* [ENTRIES PROVIDED]
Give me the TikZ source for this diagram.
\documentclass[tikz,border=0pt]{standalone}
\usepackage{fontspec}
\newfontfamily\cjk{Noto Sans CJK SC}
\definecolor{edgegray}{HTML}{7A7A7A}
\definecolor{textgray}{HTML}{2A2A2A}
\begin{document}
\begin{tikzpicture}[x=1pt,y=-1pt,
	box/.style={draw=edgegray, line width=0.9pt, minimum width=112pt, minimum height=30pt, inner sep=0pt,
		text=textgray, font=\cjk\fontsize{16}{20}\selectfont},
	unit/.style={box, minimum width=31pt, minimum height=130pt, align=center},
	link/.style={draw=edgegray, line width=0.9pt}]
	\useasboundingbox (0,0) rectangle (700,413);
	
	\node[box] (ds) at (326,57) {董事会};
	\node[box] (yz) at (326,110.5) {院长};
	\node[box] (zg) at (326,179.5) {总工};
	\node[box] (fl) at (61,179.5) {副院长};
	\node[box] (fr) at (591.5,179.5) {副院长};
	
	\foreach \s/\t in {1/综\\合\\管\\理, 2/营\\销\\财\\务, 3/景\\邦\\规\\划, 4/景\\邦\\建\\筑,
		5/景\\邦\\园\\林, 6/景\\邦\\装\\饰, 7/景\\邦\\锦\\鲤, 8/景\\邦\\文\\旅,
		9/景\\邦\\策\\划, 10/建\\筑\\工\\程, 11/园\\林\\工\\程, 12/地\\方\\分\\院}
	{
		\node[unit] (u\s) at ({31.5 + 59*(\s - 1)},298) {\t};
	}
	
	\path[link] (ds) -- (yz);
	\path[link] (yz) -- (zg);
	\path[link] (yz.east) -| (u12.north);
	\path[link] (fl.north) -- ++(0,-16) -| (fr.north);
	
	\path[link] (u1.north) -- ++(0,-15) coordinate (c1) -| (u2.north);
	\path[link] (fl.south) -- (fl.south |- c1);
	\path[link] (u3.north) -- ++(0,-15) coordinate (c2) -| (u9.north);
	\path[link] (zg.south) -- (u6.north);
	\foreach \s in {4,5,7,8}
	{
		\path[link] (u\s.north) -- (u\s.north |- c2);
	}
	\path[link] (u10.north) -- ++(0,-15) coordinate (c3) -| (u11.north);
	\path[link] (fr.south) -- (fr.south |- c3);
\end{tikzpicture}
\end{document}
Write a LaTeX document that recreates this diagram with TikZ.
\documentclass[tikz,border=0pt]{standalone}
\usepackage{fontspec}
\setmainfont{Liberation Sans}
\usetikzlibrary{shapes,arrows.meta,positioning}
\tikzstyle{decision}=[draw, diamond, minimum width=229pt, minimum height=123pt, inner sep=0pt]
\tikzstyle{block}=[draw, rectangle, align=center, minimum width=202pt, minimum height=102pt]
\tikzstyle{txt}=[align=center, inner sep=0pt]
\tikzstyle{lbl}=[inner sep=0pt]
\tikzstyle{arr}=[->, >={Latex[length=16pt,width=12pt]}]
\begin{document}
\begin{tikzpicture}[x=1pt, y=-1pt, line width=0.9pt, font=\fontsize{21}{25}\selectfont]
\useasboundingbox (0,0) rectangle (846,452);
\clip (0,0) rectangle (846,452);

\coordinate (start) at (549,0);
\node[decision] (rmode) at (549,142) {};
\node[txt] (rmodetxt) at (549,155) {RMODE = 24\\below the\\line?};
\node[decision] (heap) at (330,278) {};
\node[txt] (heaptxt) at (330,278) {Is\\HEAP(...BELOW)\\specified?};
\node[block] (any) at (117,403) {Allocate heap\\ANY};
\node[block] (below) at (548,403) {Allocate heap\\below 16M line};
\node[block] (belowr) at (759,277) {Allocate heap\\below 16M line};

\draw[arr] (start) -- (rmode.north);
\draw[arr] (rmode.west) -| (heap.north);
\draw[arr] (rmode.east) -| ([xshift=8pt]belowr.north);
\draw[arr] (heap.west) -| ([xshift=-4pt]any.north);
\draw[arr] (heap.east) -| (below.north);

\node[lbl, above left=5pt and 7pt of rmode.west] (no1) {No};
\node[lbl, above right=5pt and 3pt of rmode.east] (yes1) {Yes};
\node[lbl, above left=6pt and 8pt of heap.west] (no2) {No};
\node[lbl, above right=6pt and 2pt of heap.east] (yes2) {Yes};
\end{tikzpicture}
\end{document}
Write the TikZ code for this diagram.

* [EXERCISE BRIEF] Send back each record exactly as it stands.

* [SOLUTION BELOW]
Give me the TikZ source for this diagram.
\documentclass[tikz,border=0pt]{standalone}
\usepackage{fontspec}
\newfontfamily\cjk{Noto Sans CJK SC}
\definecolor{edgegray}{HTML}{7A7A7A}
\definecolor{textgray}{HTML}{2A2A2A}
\begin{document}
\begin{tikzpicture}[x=1pt,y=-1pt,
	box/.style={draw=edgegray, line width=0.9pt, minimum width=112pt, minimum height=30pt, inner sep=0pt,
		text=textgray, font=\cjk\fontsize{16}{20}\selectfont},
	unit/.style={box, minimum width=31pt, minimum height=130pt, align=center},
	link/.style={draw=edgegray, line width=0.9pt}]
	\useasboundingbox (0,0) rectangle (700,413);
	
	\node[box] (ds) at (326,57) {董事会};
	\node[box] (yz) at (326,110.5) {院长};
	\node[box] (zg) at (326,179.5) {总工};
	\node[box] (fl) at (61,179.5) {副院长};
	\node[box] (fr) at (591.5,179.5) {副院长};
	
	\foreach \s/\t in {1/综\\合\\管\\理, 2/营\\销\\财\\务, 3/景\\邦\\规\\划, 4/景\\邦\\建\\筑,
		5/景\\邦\\园\\林, 6/景\\邦\\装\\饰, 7/景\\邦\\锦\\鲤, 8/景\\邦\\文\\旅,
		9/景\\邦\\策\\划, 10/建\\筑\\工\\程, 11/园\\林\\工\\程, 12/地\\方\\分\\院}
	{
		\node[unit] (u\s) at ({31.5 + 59*(\s - 1)},298) {\t};
	}
	
	\path[link] (ds) -- (yz);
	\path[link] (yz) -- (zg);
	\path[link] (yz.east) -| (u12.north);
	\path[link] (fl.north) -- ++(0,-16) -| (fr.north);
	
	\path[link] (u1.north) -- ++(0,-15) coordinate (c1) -| (u2.north);
	\path[link] (fl.south) -- (fl.south |- c1);
	\path[link] (u3.north) -- ++(0,-15) coordinate (c2) -| (u9.north);
	\path[link] (zg.south) -- (u6.north);
	\foreach \s in {4,5,7,8}
	{
		\path[link] (u\s.north) -- (u\s.north |- c2);
	}
	\path[link] (u10.north) -- ++(0,-15) coordinate (c3) -| (u11.north);
	\path[link] (fr.south) -- (fr.south |- c3);
\end{tikzpicture}
\end{document}
Write a LaTeX document that recreates this diagram with TikZ.
\documentclass[tikz,border=0pt]{standalone}
\usepackage{fontspec}
\setmainfont{Liberation Sans}
\usetikzlibrary{shapes,arrows.meta,positioning}
\tikzstyle{decision}=[draw, diamond, minimum width=229pt, minimum height=123pt, inner sep=0pt]
\tikzstyle{block}=[draw, rectangle, align=center, minimum width=202pt, minimum height=102pt]
\tikzstyle{txt}=[align=center, inner sep=0pt]
\tikzstyle{lbl}=[inner sep=0pt]
\tikzstyle{arr}=[->, >={Latex[length=16pt,width=12pt]}]
\begin{document}
\begin{tikzpicture}[x=1pt, y=-1pt, line width=0.9pt, font=\fontsize{21}{25}\selectfont]
\useasboundingbox (0,0) rectangle (846,452);
\clip (0,0) rectangle (846,452);

\coordinate (start) at (549,0);
\node[decision] (rmode) at (549,142) {};
\node[txt] (rmodetxt) at (549,155) {RMODE = 24\\below the\\line?};
\node[decision] (heap) at (330,278) {};
\node[txt] (heaptxt) at (330,278) {Is\\HEAP(...BELOW)\\specified?};
\node[block] (any) at (117,403) {Allocate heap\\ANY};
\node[block] (below) at (548,403) {Allocate heap\\below 16M line};
\node[block] (belowr) at (759,277) {Allocate heap\\below 16M line};

\draw[arr] (start) -- (rmode.north);
\draw[arr] (rmode.west) -| (heap.north);
\draw[arr] (rmode.east) -| ([xshift=8pt]belowr.north);
\draw[arr] (heap.west) -| ([xshift=-4pt]any.north);
\draw[arr] (heap.east) -| (below.north);

\node[lbl, above left=5pt and 7pt of rmode.west] (no1) {No};
\node[lbl, above right=5pt and 3pt of rmode.east] (yes1) {Yes};
\node[lbl, above left=6pt and 8pt of heap.west] (no2) {No};
\node[lbl, above right=6pt and 2pt of heap.east] (yes2) {Yes};
\end{tikzpicture}
\end{document}
Write the TikZ code for this diagram.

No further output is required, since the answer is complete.